The March 4 issue of the New England Journal of Medicine included the results of a revealing survey of nearly 16,000 people over a seven-year period. The survey found that people’s trust in physicians has increased while their faith in information found on the Internet has subsequently decreased.
Perhaps more importantly, while consumers are scouring the Internet for answers to health-related questions, they then take the newly acquired information to their physicians for confirmation.
Sharon Horesh Bergquist, MD, the Emory Clinic Decatur, and assistant professor of medicine at the Emory School of Medicine, is not surprised by the survey’s results.
Says Bergquist, “If a person has a symptom, and they’re trying to diagnose themselves based on the symptom, what pops up on the Internet will often cause the person more anxiety than help them. It increases trust when you can go to [a physician] and they say you don’t need to worry.”
That presents opportunities for physicians.
The collaborative approach
Bergquist says that the best approach to healthcare is a collaborative approach; a two-way street. It’s important for patients to feel they can share information with their physician, but it’s equally essential that physicians earn their patients’ trust so that the latter are willing to share that information.

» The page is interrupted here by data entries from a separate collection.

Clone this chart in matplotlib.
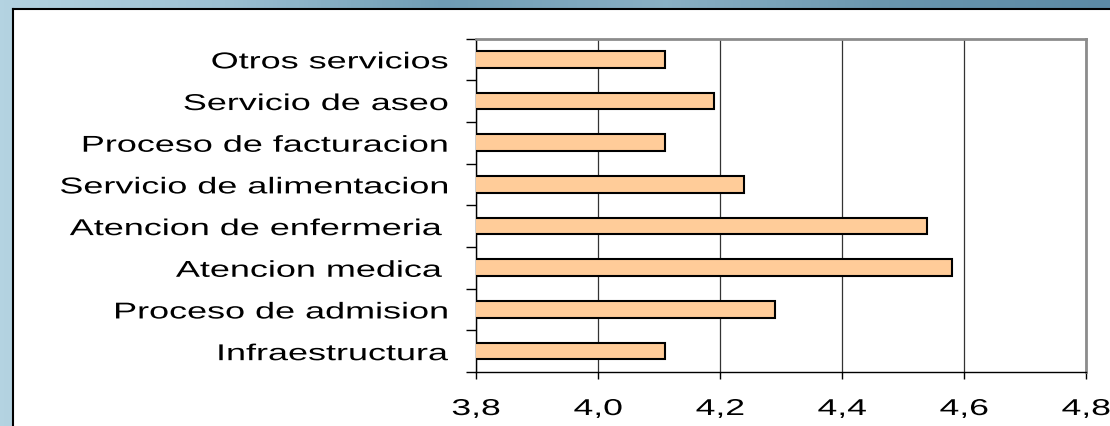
import matplotlib
matplotlib.use("Agg")
import matplotlib.pyplot as plt
import numpy as np
from matplotlib import patheffects
from matplotlib.colors import LinearSegmentedColormap
from matplotlib.transforms import Affine2D

categories = [
    "Infraestructura",
    "Proceso de admision",
    "Atencion medica ",
    "Atencion de enfermeria ",
    "Servicio de alimentacion",
    "Proceso de facturacion",
    "Servicio de aseo",
    "Otros servicios",
]
scores = [4.11, 4.29, 4.58, 4.54, 4.24, 4.11, 4.19, 4.11]
x_ticks = [3.8, 4.0, 4.2, 4.4, 4.6, 4.8]
x_tick_labels = ["3,8", "4,0", "4,2", "4,4", "4,6", "4,8"]


class StretchX(patheffects.AbstractPathEffect):
    """Widen glyphs horizontally (the source slide was stretched)."""

    def __init__(self, sx, anchor="center"):
        super().__init__()
        self.sx = sx
        self.anchor = anchor

    def draw_path(self, renderer, gc, tpath, affine, rgbFace=None):
        ext = tpath.get_extents(affine)
        x0 = {"left": ext.x0, "right": ext.x1, "center": 0.5 * (ext.x0 + ext.x1)}[self.anchor]
        stretch = Affine2D().translate(-x0, 0).scale(self.sx, 1).translate(x0, 0)
        renderer.draw_path(gc, tpath, affine + stretch, rgbFace)


plt.rcParams["font.family"] = ["Liberation Sans", "DejaVu Sans"]

W, H = 1110, 427
fig = plt.figure(figsize=(W / 100, H / 100), dpi=100)

# slide background
bg = fig.add_axes([0, 0, 1, 1])
bg.axis("off")
slide = LinearSegmentedColormap.from_list(
    "slide", ["#b4d3e1", "#9cc0d2", "#6f9cb5", "#8ab0c4", "#6a96ae", "#5c8aa5"]
)
bg.imshow(np.linspace(0, 1, 256)[None, :], aspect="auto", cmap=slide, extent=[0, 1, 0, 1])

# white chart panel
panel = fig.add_axes([13 / W, 0, 1, (H - 10) / H])
panel.set_xticks([])
panel.set_yticks([])
panel.set_facecolor("white")
for side in ["right", "bottom"]:
    panel.spines[side].set_visible(False)
for side in ["left", "top"]:
    panel.spines[side].set_linewidth(1.5)

ax = fig.add_axes([476 / W, 1 - 373 / H, (1086 - 476) / W, (373 - 39.5) / H])
ypos = np.arange(len(categories))
ax.barh(ypos, scores, height=0.4, color="#ffcc99", edgecolor="black", linewidth=1.5, zorder=3)
ax.set_xlim(3.8, 4.8)
ax.set_ylim(-0.5, len(categories) - 0.5)

ax.set_xticks(x_ticks, x_tick_labels)
ax.set_yticks(ypos, categories)
ax.set_yticks(np.arange(-0.5, len(categories), 1), minor=True)
ax.tick_params(axis="y", which="major", length=0, pad=20, labelsize=16.5)
ax.tick_params(axis="y", which="minor", length=7, width=1, direction="out")
ax.tick_params(axis="x", length=5, width=1, pad=13, labelsize=16.5)
ax.grid(axis="x", color="#333333", linewidth=0.9)

for side in ["top", "right"]:
    ax.spines[side].set_color("#8c8c8c")
    ax.spines[side].set_linewidth(2)
for side in ["left", "bottom"]:
    ax.spines[side].set_color("black")
    ax.spines[side].set_linewidth(1)

for lab in ax.get_yticklabels():
    lab.set_path_effects([StretchX(1.57, "right")])
for lab in ax.get_xticklabels():
    lab.set_path_effects([StretchX(1.55, "center")])

fig.savefig("out.png", dpi=100)
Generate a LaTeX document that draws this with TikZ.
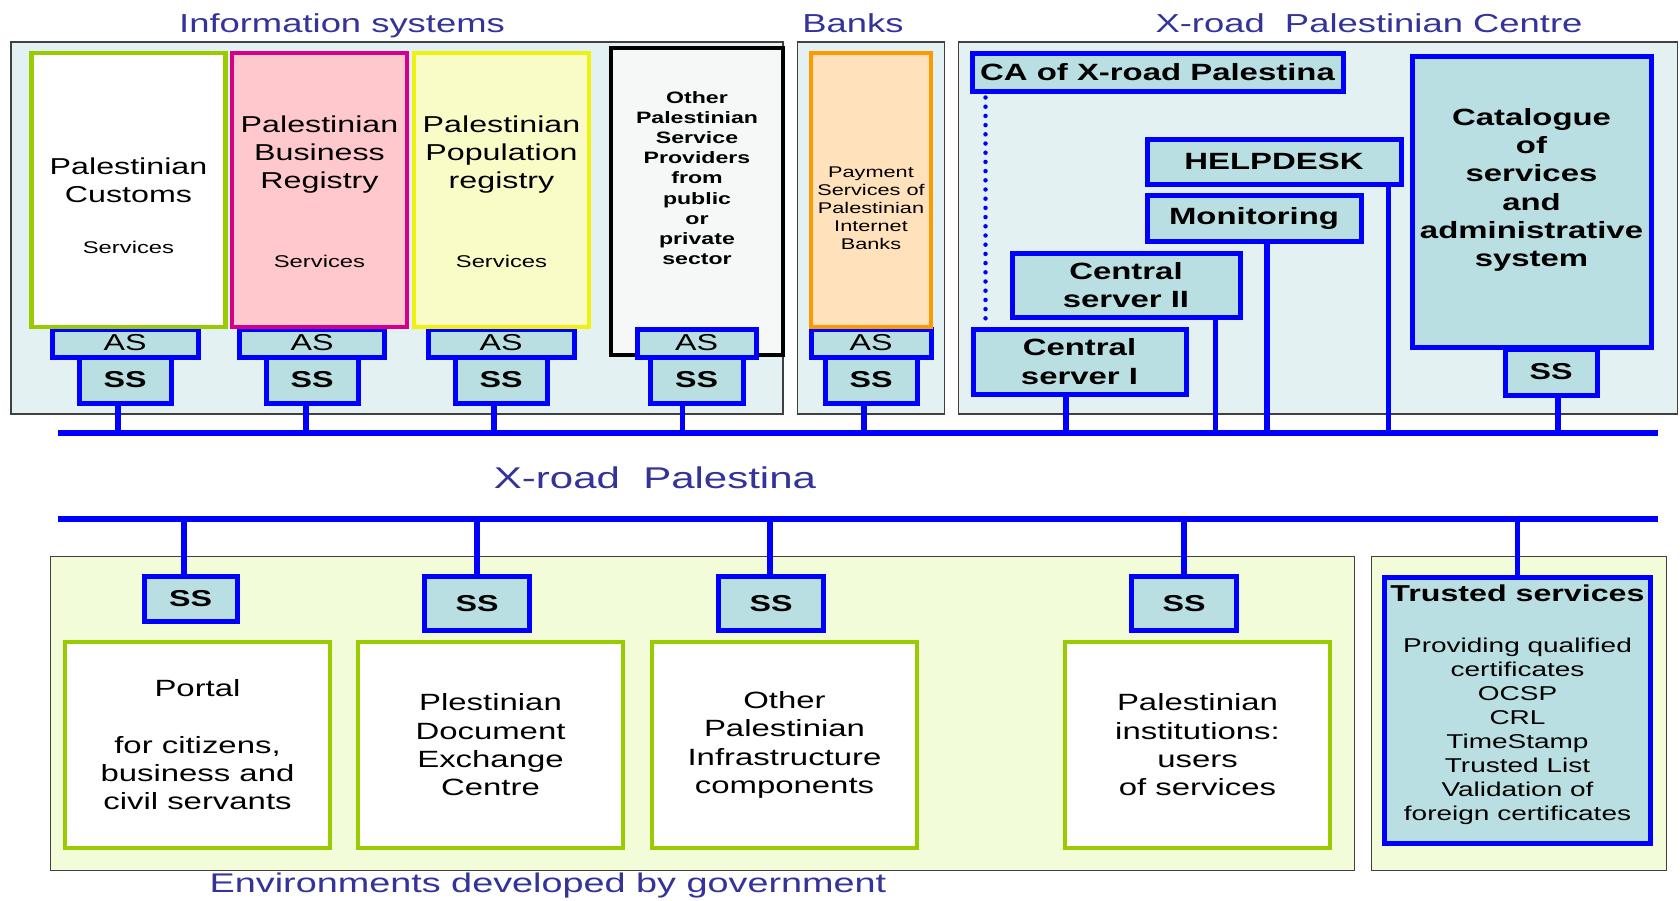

Can't we all just get along?
With that approach, she says, physicians can then individualize a treatment plan for a patient. In contrast, the information obtained on the Internet, while sometimes valuable, is more generalized and may or may not be appropriate to each individual.
How can physicians begin to build this trust?
“I think it’s very important [for physicians] to listen,” Bergquist says. “Genuinely listen to a person both in terms of their social situations as well as medical problems. And work with them; make recommendations that are practical, not just textbook that may not be practical for a patient to implement.”
That’s a process that takes time. It’s also challenging, given the volume of available health-related information and the speed with which information changes.
“There’s so much going on in every aspect of healthcare,” says Douglas Elwood, MD, MBA, vice president and medical advisor, Health and Wellness, for New York City-based Widmeyer Communications. “Keeping up [with the information] while still maintaining your daily practice is not an easy thing to do.”
But, he adds, “You don’t want a patient coming into your office and asking you a question about something new and not having an answer for them.”
Technology lends a hand
Elwood says that technology is helping physicians stay in touch, and points to smart phones, in particular, as enabling physicians to have unprecedented access to information. He explains that existing applications are already linking physicians more on a real-time basis to breaking news about drug recalls and other topics directly relevant to patients.
“Over 80 percent of physicians are projected to be using these phones by 2013, and a number of medical schools are already requiring their use,” Elwood says. “They’re the next generation of PDAs. There are applications like ePocrates that sound out rapid, real-time alerts when a medical is recalled. Just having that information on a real-time basis can affect patient care.”
This picture is an oversimplification designed to reinforce the statistic in the last paragraph.
It can also enhance trust, and help pave that two-way road. When patients ask questions during an office visit, physicians can take out their smart phone and say, “Mrs. Jones, let’s check that out together.”
Bergquist says she does that all the time, particularly where medications are concerned. “I pull up the database (accessed through Emory’s electronic medical records system) and I share the information with them. Looking something up in front of the patient buys trust, because it takes that bit of humility to say ‘I don’t know everything, but I know where to look it up, and where to guide you.’”
Elwood believes it’s possible to design outcome studies that can correlate patient empowerment and patient knowledge to outcomes, and says it’s already being done with some forms of technology such as at-home devices that monitor blood pressure and blood glucose levels, then feed that information to the patient’s physician.
“This is a real chance for physicians to get their patients even more dedicated to their own health,” says Elwood, adding that the overall fostering of trust between patients and physicians will “unquestionably” improve a physician’s bottom line. “As with any form of technology, there’s a learning curve that we’ll have to go through to get to that point that will augment the bottom line. But I think there’s no question that [physician’s using tools like smart phones] can do so.”